— Exercise requirements —
Show, in full, each line of the data that contains "standalone".

— Extracted material —
----------
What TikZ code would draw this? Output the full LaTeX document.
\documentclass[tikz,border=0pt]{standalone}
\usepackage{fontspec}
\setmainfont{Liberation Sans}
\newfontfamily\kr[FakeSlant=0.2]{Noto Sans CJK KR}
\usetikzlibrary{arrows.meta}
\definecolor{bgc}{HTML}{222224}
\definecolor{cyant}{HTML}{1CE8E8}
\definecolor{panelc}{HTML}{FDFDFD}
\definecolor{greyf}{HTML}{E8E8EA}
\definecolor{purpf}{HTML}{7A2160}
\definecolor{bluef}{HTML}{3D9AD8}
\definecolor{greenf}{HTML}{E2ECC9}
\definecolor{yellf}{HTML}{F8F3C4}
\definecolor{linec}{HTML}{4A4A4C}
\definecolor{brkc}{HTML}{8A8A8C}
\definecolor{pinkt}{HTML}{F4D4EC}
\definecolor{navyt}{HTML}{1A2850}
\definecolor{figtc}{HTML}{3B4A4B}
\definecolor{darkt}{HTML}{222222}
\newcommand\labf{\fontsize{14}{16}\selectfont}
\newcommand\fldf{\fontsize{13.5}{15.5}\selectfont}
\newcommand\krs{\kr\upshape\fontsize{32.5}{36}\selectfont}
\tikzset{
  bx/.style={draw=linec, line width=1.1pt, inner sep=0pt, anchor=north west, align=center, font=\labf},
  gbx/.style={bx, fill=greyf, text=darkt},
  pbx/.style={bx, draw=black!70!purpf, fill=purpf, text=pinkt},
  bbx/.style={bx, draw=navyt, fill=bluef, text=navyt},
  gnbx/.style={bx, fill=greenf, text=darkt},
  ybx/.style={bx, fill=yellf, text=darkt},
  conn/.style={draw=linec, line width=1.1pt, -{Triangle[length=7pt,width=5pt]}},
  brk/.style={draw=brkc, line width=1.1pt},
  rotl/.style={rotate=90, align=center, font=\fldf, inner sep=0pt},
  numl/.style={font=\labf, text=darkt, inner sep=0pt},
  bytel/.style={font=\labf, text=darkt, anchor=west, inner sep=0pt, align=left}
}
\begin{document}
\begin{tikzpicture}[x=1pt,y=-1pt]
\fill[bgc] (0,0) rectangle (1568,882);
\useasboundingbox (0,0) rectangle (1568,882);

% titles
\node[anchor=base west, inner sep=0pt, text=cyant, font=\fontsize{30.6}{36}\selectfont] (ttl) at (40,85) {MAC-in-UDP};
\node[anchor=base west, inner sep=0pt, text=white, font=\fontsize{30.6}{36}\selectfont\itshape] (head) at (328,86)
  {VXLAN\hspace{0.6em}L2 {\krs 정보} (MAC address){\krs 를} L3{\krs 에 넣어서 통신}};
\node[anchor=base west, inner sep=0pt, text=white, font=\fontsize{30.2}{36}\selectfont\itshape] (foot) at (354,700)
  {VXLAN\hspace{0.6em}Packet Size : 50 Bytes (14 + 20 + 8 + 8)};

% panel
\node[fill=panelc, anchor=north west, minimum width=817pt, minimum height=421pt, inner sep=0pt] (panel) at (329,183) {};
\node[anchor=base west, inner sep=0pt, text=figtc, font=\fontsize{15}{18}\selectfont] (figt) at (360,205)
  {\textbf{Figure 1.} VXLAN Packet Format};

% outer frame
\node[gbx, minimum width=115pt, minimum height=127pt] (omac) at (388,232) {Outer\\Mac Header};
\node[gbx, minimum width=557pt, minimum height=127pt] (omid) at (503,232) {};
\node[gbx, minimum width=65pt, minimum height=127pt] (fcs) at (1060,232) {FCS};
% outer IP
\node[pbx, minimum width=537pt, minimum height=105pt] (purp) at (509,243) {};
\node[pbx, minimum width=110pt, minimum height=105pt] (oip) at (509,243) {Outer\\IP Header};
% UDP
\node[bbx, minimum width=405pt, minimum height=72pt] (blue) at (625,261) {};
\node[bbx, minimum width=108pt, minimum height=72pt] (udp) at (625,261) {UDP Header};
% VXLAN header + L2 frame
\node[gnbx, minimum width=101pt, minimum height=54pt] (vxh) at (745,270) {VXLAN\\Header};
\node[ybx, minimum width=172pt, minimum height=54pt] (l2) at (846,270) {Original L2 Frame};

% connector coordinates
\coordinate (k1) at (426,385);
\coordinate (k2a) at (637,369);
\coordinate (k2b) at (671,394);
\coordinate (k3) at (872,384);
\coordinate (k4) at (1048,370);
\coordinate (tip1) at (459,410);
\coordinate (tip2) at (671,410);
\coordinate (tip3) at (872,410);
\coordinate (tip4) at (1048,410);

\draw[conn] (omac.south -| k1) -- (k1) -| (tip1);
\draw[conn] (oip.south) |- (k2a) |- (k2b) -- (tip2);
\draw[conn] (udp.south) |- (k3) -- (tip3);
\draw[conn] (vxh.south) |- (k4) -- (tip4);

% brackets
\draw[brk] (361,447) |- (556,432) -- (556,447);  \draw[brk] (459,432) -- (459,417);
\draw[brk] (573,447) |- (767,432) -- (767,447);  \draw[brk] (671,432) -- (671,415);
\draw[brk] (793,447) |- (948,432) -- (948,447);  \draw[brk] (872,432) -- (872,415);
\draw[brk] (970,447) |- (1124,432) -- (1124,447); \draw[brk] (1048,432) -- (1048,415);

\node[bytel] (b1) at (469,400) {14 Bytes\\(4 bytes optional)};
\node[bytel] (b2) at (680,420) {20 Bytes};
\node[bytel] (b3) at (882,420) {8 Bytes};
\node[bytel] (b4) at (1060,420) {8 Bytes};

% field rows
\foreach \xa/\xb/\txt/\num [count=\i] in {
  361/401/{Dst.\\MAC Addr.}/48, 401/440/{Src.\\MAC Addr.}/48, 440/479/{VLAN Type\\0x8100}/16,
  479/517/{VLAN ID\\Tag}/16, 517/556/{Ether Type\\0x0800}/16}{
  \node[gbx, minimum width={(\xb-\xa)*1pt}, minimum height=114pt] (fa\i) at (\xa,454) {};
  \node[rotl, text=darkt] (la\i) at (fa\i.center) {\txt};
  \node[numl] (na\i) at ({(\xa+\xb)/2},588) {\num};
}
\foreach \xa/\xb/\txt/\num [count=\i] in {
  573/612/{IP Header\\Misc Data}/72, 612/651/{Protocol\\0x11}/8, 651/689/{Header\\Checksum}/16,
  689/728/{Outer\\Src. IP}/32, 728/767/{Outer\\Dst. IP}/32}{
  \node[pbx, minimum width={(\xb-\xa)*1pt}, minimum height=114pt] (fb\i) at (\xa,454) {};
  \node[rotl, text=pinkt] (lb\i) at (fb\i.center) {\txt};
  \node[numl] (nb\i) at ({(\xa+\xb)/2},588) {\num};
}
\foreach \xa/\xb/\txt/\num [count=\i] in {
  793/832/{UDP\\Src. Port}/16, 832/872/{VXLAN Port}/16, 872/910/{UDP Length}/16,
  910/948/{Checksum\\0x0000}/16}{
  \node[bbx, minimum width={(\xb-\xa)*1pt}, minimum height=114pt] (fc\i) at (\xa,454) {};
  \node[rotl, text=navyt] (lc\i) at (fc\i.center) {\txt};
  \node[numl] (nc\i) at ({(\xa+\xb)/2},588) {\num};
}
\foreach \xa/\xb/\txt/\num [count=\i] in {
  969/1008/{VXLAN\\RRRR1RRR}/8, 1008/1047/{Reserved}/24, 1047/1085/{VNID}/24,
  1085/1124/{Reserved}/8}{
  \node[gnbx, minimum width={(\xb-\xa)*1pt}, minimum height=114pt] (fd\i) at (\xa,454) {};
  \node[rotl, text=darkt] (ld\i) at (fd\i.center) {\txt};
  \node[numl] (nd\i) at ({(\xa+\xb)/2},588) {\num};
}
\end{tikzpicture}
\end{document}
----------
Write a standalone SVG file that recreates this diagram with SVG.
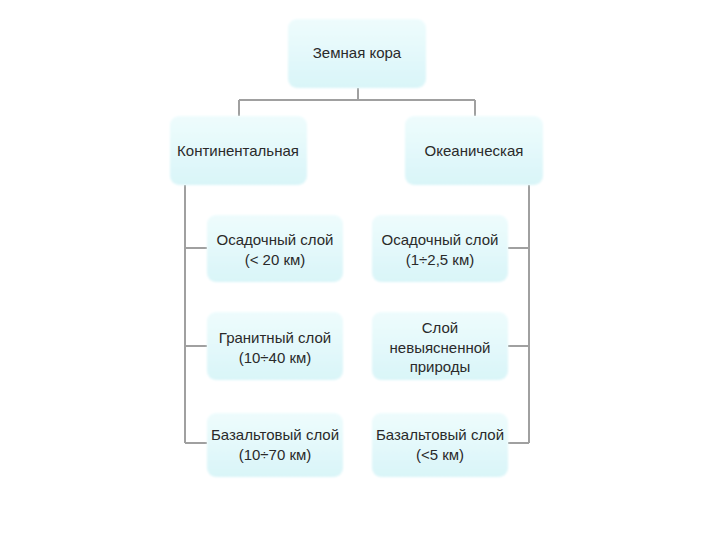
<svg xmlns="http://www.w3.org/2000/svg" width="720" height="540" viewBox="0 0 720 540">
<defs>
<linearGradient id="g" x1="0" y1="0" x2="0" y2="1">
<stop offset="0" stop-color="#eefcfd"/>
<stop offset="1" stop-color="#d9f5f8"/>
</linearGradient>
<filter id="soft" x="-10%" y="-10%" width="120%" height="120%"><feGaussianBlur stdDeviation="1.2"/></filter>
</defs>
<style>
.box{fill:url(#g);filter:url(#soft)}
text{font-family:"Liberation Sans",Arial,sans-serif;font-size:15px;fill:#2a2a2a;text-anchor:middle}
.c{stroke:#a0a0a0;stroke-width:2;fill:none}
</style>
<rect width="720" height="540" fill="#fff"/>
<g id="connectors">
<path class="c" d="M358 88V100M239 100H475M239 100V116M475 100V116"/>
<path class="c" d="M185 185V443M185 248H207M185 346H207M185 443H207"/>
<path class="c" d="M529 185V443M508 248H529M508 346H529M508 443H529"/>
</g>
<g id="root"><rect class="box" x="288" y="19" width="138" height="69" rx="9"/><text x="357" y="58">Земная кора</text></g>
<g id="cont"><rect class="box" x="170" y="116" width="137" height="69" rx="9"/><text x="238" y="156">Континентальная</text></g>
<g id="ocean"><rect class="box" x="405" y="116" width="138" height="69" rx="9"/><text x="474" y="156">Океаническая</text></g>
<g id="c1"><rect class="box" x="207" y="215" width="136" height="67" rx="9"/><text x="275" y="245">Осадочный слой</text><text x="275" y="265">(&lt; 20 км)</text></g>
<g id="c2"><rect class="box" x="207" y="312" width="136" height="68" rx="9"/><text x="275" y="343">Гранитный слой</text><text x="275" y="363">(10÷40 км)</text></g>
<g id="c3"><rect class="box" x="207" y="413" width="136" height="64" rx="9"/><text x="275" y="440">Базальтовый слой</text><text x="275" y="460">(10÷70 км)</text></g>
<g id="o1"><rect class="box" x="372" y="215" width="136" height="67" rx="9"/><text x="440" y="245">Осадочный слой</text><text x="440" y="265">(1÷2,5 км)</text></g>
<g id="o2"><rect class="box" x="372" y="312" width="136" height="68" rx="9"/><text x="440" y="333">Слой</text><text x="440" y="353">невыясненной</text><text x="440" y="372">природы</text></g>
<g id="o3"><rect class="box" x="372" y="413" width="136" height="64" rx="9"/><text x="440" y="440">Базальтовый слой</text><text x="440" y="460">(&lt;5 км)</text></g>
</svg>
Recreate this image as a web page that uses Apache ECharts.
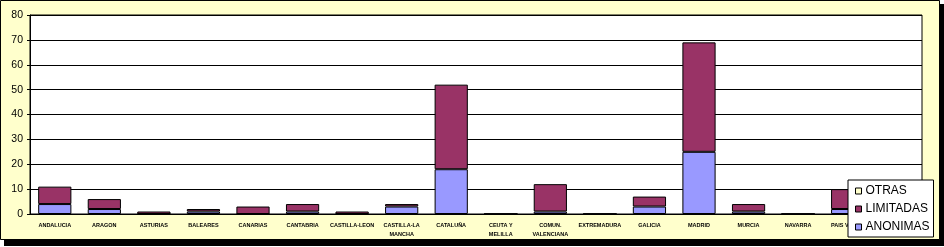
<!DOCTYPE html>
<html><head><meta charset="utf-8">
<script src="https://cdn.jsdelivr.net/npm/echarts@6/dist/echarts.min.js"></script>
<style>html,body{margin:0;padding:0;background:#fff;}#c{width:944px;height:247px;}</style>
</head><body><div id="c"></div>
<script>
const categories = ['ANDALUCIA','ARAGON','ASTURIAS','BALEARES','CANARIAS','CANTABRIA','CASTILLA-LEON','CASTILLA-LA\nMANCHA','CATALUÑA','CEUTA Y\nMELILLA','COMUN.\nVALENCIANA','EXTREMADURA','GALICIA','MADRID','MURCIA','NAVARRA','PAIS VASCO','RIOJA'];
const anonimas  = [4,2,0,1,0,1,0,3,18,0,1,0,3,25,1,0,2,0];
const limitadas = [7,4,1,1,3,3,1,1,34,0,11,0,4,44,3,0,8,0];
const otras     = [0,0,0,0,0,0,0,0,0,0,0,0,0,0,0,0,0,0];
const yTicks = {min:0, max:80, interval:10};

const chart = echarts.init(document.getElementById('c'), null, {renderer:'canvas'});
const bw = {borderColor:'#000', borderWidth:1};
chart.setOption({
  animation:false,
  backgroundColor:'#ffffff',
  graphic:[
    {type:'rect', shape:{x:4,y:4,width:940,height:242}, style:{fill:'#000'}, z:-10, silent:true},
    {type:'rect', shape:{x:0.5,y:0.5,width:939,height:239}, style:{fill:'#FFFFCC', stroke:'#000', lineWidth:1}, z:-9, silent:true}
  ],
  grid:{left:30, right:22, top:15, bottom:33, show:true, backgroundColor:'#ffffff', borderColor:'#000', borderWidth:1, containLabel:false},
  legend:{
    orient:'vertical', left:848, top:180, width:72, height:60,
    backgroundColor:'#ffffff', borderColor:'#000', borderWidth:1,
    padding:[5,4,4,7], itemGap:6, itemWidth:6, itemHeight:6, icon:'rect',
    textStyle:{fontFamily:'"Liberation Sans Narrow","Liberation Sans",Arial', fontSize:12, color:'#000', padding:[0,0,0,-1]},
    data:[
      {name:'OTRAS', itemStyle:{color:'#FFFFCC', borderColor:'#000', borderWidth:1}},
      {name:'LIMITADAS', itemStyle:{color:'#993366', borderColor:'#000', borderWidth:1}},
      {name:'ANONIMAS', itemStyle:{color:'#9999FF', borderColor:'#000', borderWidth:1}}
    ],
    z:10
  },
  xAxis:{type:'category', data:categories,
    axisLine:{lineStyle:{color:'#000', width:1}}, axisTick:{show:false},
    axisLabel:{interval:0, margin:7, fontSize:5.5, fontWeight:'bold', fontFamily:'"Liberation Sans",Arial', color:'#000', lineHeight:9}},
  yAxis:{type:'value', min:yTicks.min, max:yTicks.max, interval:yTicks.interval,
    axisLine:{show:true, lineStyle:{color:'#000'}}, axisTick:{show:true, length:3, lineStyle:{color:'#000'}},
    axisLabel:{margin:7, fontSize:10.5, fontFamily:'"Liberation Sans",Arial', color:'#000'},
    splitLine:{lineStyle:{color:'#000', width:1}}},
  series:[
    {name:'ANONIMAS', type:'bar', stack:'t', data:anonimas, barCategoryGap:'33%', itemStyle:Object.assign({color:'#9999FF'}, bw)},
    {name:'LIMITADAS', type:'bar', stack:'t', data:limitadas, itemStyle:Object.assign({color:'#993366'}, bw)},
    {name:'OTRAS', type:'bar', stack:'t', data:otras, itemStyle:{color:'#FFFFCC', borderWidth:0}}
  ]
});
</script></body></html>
----------
— Result for this task —
\documentclass[tikz,border=0pt]{standalone}
Write a standalone SVG file that recreates this diagram with SVG.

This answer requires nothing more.